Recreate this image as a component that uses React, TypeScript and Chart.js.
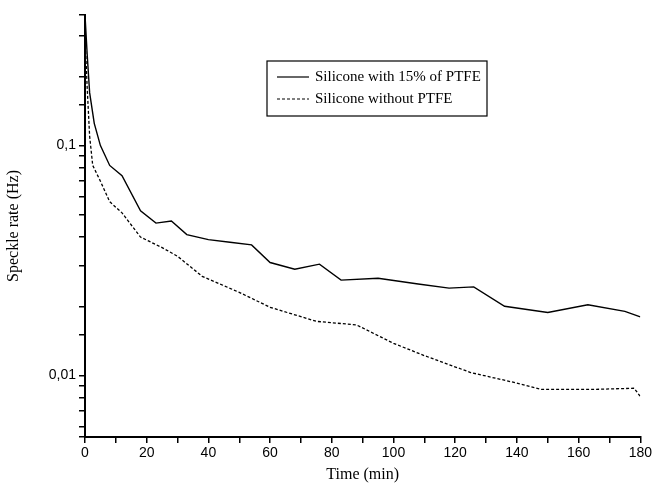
import React, { useEffect, useRef } from "react";
import { Chart, registerables } from "chart.js";
Chart.register(...registerables);

const timeWith = [0, 0.7, 1.5, 3, 5, 8, 12, 18, 23, 28, 33, 40, 47, 54, 60, 68, 76, 83, 95, 108, 118, 126, 136, 150, 163, 175, 180];
const valWith = [0.37, 0.25, 0.17, 0.125, 0.1, 0.082, 0.074, 0.052, 0.046, 0.047, 0.041, 0.039, 0.038, 0.037, 0.031, 0.029, 0.0305, 0.026, 0.0265, 0.025, 0.024, 0.0243, 0.02, 0.0188, 0.0203, 0.019, 0.018];
const timeWithout = [0, 0.7, 1.5, 2.5, 5, 8, 12, 18, 25, 30, 38, 50, 60, 75, 88, 100, 110, 125, 138, 148, 165, 178, 180];
const valWithout = [0.3, 0.18, 0.11, 0.082, 0.07, 0.057, 0.051, 0.04, 0.036, 0.033, 0.027, 0.023, 0.0198, 0.0172, 0.0166, 0.0138, 0.0122, 0.0103, 0.0094, 0.0087, 0.0087, 0.0088, 0.0081];
const legendLabels = ["Silicone with 15% of PTFE", "Silicone without PTFE"];

const legendPlugin = {
  id: "boxLegend",
  afterDraw(chart: any) {
    const ctx = chart.ctx;
    const x = 267, y = 61, w = 220, h = 55;
    ctx.save();
    ctx.strokeStyle = "#000";
    ctx.lineWidth = 1.2;
    ctx.strokeRect(x, y, w, h);
    ctx.font = "15px 'Liberation Serif'";
    ctx.fillStyle = "#000";
    ctx.textBaseline = "middle";
    const rows = [y + 16, y + 38];
    rows.forEach((ry, i) => {
      ctx.beginPath();
      ctx.setLineDash(i === 1 ? [3, 2] : []);
      ctx.moveTo(x + 10, ry);
      ctx.lineTo(x + 42, ry);
      ctx.stroke();
      ctx.setLineDash([]);
      ctx.fillText(legendLabels[i], x + 48, ry);
    });
    ctx.restore();
  },
};

export default function App() {
  const ref = useRef<HTMLCanvasElement>(null);
  useEffect(() => {
    const chart = new Chart(ref.current!, {
      type: "line",
      data: {
        datasets: [
          { data: timeWith.map((t, i) => ({ x: t, y: valWith[i] })), borderColor: "#000", borderWidth: 1.4, pointRadius: 0, tension: 0 },
          { data: timeWithout.map((t, i) => ({ x: t, y: valWithout[i] })), borderColor: "#000", borderWidth: 1.3, borderDash: [3, 2], pointRadius: 0, tension: 0 },
        ],
      },
      plugins: [legendPlugin],
      options: {
        animation: false,
        responsive: false,
        layout: { padding: { top: 15, right: 10, left: 0, bottom: 0 } },
        plugins: { legend: { display: false }, tooltip: { enabled: false } },
        scales: {
          x: {
            type: "linear", min: 0, max: 180,
            afterFit: (s: any) => { s.height = 51; },
            border: { color: "#000", width: 2 },
            grid: { drawOnChartArea: false, color: "#000", tickLength: 6, lineWidth: 1.5 },
            ticks: { stepSize: 10, color: "#000", autoSkip: false, maxRotation: 0, padding: 2, font: { family: "'Liberation Sans'", size: 14 },
              callback: (v: any) => (v % 20 === 0 ? String(v) : "") },
            title: { display: true, text: "Time (min)", color: "#000", font: { family: "'Liberation Serif'", size: 16 }, padding: { top: 1 } },
          },
          y: {
            type: "logarithmic", min: 0.0054, max: 0.37,
            afterFit: (s: any) => { s.width = 85; },
            border: { color: "#000", width: 2 },
            grid: { drawOnChartArea: false, color: "#000", tickLength: 6, lineWidth: 1.5 },
            ticks: { color: "#000", autoSkip: false, padding: 3, font: { family: "'Liberation Sans'", size: 14 },
              callback: (v: any) => {
                const l = Math.log10(v);
                if (Math.abs(l + 1) < 1e-6) return "0,1";
                if (Math.abs(l + 2) < 1e-6) return "0,01";
                return "";
              } },
            title: { display: true, text: "Speckle rate (Hz)", color: "#000", font: { family: "'Liberation Serif'", size: 16 }, padding: { bottom: 2 } },
          },
        },
      },
    });
    return () => chart.destroy();
  }, []);
  return <canvas ref={ref} width={654} height={488} style={{ position: "fixed", left: 0, top: 0 }} />;
}
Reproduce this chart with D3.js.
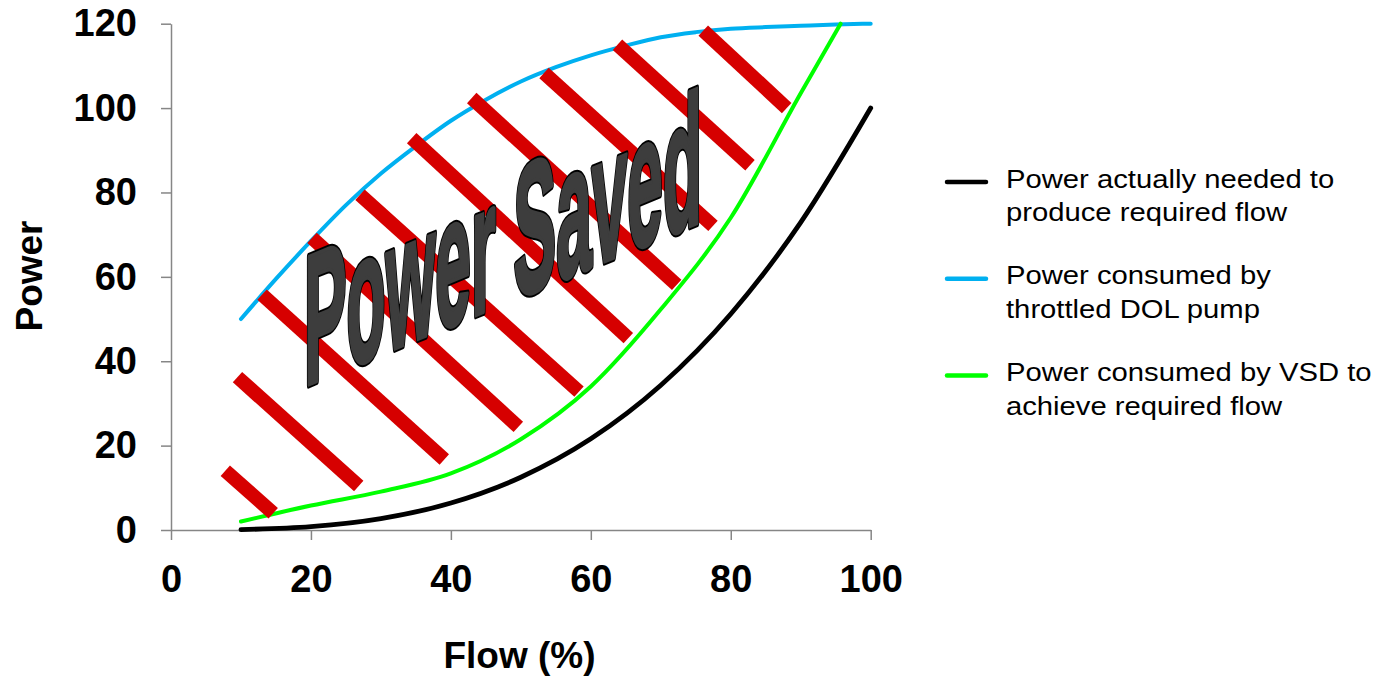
<!DOCTYPE html>
<html>
<head>
<meta charset="utf-8">
<script src="https://cdn.jsdelivr.net/npm/d3@7"></script>
<style>
  html, body { margin: 0; padding: 0; background: #fff; }
  svg { display: block; }
</style>
</head>
<body>
<svg id="chart" width="1381" height="678"></svg>
<script>
// ---------------- data ----------------
const xTicks = [0, 20, 40, 60, 80, 100];
const yTicks = [0, 20, 40, 60, 80, 100, 120];

const flowNeeded = [10, 20, 30, 40, 50, 60, 70, 80, 90, 100];
const powerNeeded = [0.1, 0.8, 2.7, 6.4, 12.5, 21.6, 34.3, 51.2, 72.9, 100];

const flowDOL = [10, 15, 20, 25, 30, 35, 40, 45, 50, 55, 60, 65, 70, 75, 80, 85, 90, 95, 100];
const powerDOL = [50, 59.5, 68.5, 77, 84.5, 91, 97, 102, 106.3, 109.7, 112.5, 114.8, 116.8, 118, 118.8, 119.2, 119.5, 119.8, 120];

const flowVSD = [10, 20, 30, 40, 50, 60, 70, 80, 90, 95.7];
const powerVSD = [2, 5.8, 9.1, 13.4, 21.5, 34, 52.3, 74, 103.5, 120];

const seriesNames = [
  ["Power actually needed to", "produce required flow"],
  ["Power consumed by", "throttled DOL pump"],
  ["Power consumed by VSD to", "achieve required flow"]
];
const seriesColors = ["#000000", "#00b0f0", "#00ff00"];

// hatch segments of the "power saved" region: [flow, power] start and end
const hatchStart = [[7.76, 14.06], [9.50, 36.24], [13.01, 55.80], [20.15, 69.25], [27.01, 79.45],
                    [34.40, 92.89], [42.98, 102.38], [53.31, 108.31], [63.81, 115.02], [76.07, 118.34]];
const hatchEnd   = [[14.61, 3.96], [26.83, 10.43], [39.06, 16.72], [49.64, 24.43], [58.31, 32.80],
                    [65.36, 45.46], [72.27, 58.10], [77.46, 72.09], [82.75, 86.44], [87.99, 100.01]];

const annotationText = "Power Saved";
const annotationAt = [19, 34]; // flow, power of lower-left corner

const xTitle = "Flow (%)";
const yTitle = "Power";

// ---------------- chart ----------------
const svg = d3.select("#chart");
const x = d3.scaleLinear().domain([0, 100]).range([171, 870.7]);
const y = d3.scaleLinear().domain([0, 120]).range([530, 23.7]);

const axisColor = "#868686";
const boldFont = "'Liberation Sans', Arial, sans-serif";

// axes
const gx = svg.append("g").attr("transform", `translate(0,${y(0)})`)
  .call(d3.axisBottom(x).tickValues(xTicks).tickSize(10).tickPadding(25).tickSizeOuter(0));
const gy = svg.append("g").attr("transform", `translate(${x(0)},0)`)
  .call(d3.axisLeft(y).tickValues(yTicks).tickSize(10).tickPadding(24).tickSizeOuter(0));
[gx, gy].forEach(g => {
  g.select(".domain").attr("stroke", axisColor).attr("stroke-width", 1.5);
  g.selectAll(".tick line").attr("stroke", axisColor).attr("stroke-width", 1.5);
  g.selectAll(".tick text").attr("fill", "#000").attr("font-family", boldFont)
    .attr("font-weight", "bold").attr("font-size", 38);
});

// curves
const line = d3.line().x(d => x(d[0])).y(d => y(d[1])).curve(d3.curveMonotoneX);
const series = [
  d3.zip(flowNeeded, powerNeeded),
  d3.zip(flowDOL, powerDOL),
  d3.zip(flowVSD, powerVSD)
];
const widths = [4.8, 4, 4];
svg.append("g").selectAll("path").data(series).join("path")
  .attr("d", line)
  .attr("fill", "none")
  .attr("stroke", (d, i) => seriesColors[i])
  .attr("stroke-width", (d, i) => widths[i])
  .attr("stroke-linecap", "round")
  .attr("stroke-linejoin", "round");

// hatch bars
svg.append("g").selectAll("line").data(d3.zip(hatchStart, hatchEnd)).join("line")
  .attr("x1", d => x(d[0][0])).attr("y1", d => y(d[0][1]))
  .attr("x2", d => x(d[1][0])).attr("y2", d => y(d[1][1]))
  .attr("stroke", "#d60000").attr("stroke-width", 14).attr("stroke-linecap", "butt");

// annotation (WordArt-like): black outer outline, then heavy grey body
const fs = 64, capH = 133;
const ann = svg.append("g")
  .attr("transform", `translate(${x(annotationAt[0])},${y(annotationAt[1])}) skewY(-22.56) scale(1,${capH / (fs * 0.716)})`);
[["#000", 6], ["#3d3d3d", 3]].forEach(([sc, sw]) => {
  ann.append("text")
    .attr("x", 0).attr("y", 0)
    .attr("font-family", boldFont).attr("font-weight", "bold").attr("font-size", fs)
    .attr("textLength", 398).attr("lengthAdjust", "spacingAndGlyphs")
    .attr("fill", "#3d3d3d").attr("stroke", sc).attr("stroke-width", sw)
    .attr("stroke-linejoin", "round")
    .attr("vector-effect", "non-scaling-stroke")
    .style("vector-effect", "non-scaling-stroke")
    .text(annotationText);
});

// axis titles
svg.append("text").attr("x", 519.5).attr("y", 668).attr("text-anchor", "middle")
  .attr("font-family", boldFont).attr("font-weight", "bold").attr("font-size", 37)
  .text(xTitle);
svg.append("text").attr("transform", "translate(41.5,276) rotate(-90)").attr("text-anchor", "middle")
  .attr("font-family", boldFont).attr("font-weight", "bold").attr("font-size", 37)
  .text(yTitle);

// legend
const legend = svg.append("g");
const legY0 = 187.5, entryGap = 96.8, lineGap = 33.6;
seriesNames.forEach((lines, i) => {
  const by = legY0 + i * entryGap;
  legend.append("line").attr("x1", 947).attr("x2", 986).attr("y1", by - 5.5).attr("y2", by - 5.5)
    .attr("stroke", seriesColors[i]).attr("stroke-width", 4.5).attr("stroke-linecap", "round");
  lines.forEach((t, j) => {
    legend.append("text")
      .attr("transform", `translate(1006,${by + j * lineGap}) scale(1.17,1)`)
      .attr("font-family", "'Liberation Sans', Arial, sans-serif").attr("font-size", 25)
      .attr("fill", "#000").text(t);
  });
});
</script>
</body>
</html>
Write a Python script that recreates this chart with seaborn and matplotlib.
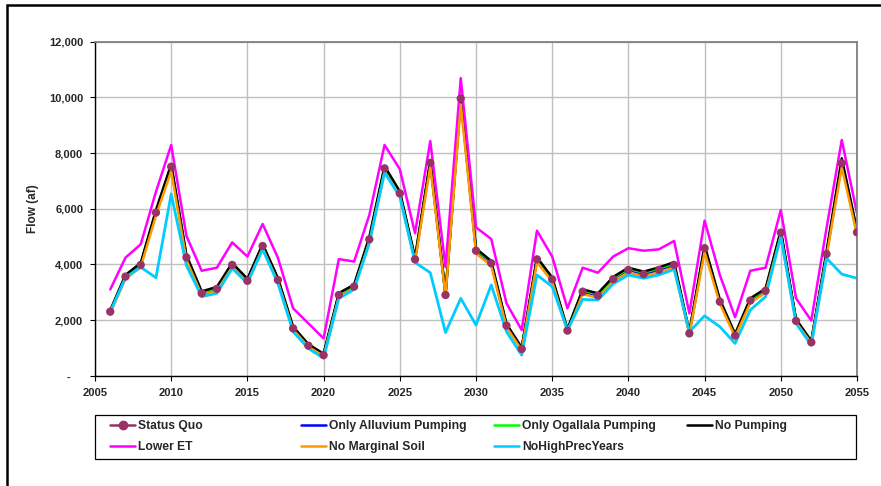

#####

WORK INSTRUCTIONS: The lines from the top of the data above through the one holding "with 15% of" are to be repeated exactly, and only those, with no pictures.

RESULT FOR THIS EXERCISE:
Recreate this image as a component that uses React, TypeScript and Chart.js.
import React, { useEffect, useRef } from "react";
import { Chart, registerables } from "chart.js";
Chart.register(...registerables);

const timeWith = [0, 0.7, 1.5, 3, 5, 8, 12, 18, 23, 28, 33, 40, 47, 54, 60, 68, 76, 83, 95, 108, 118, 126, 136, 150, 163, 175, 180];
const valWith = [0.37, 0.25, 0.17, 0.125, 0.1, 0.082, 0.074, 0.052, 0.046, 0.047, 0.041, 0.039, 0.038, 0.037, 0.031, 0.029, 0.0305, 0.026, 0.0265, 0.025, 0.024, 0.0243, 0.02, 0.0188, 0.0203, 0.019, 0.018];
const timeWithout = [0, 0.7, 1.5, 2.5, 5, 8, 12, 18, 25, 30, 38, 50, 60, 75, 88, 100, 110, 125, 138, 148, 165, 178, 180];
const valWithout = [0.3, 0.18, 0.11, 0.082, 0.07, 0.057, 0.051, 0.04, 0.036, 0.033, 0.027, 0.023, 0.0198, 0.0172, 0.0166, 0.0138, 0.0122, 0.0103, 0.0094, 0.0087, 0.0087, 0.0088, 0.0081];
const legendLabels = ["Silicone with 15% of PTFE", "Silicone without PTFE"];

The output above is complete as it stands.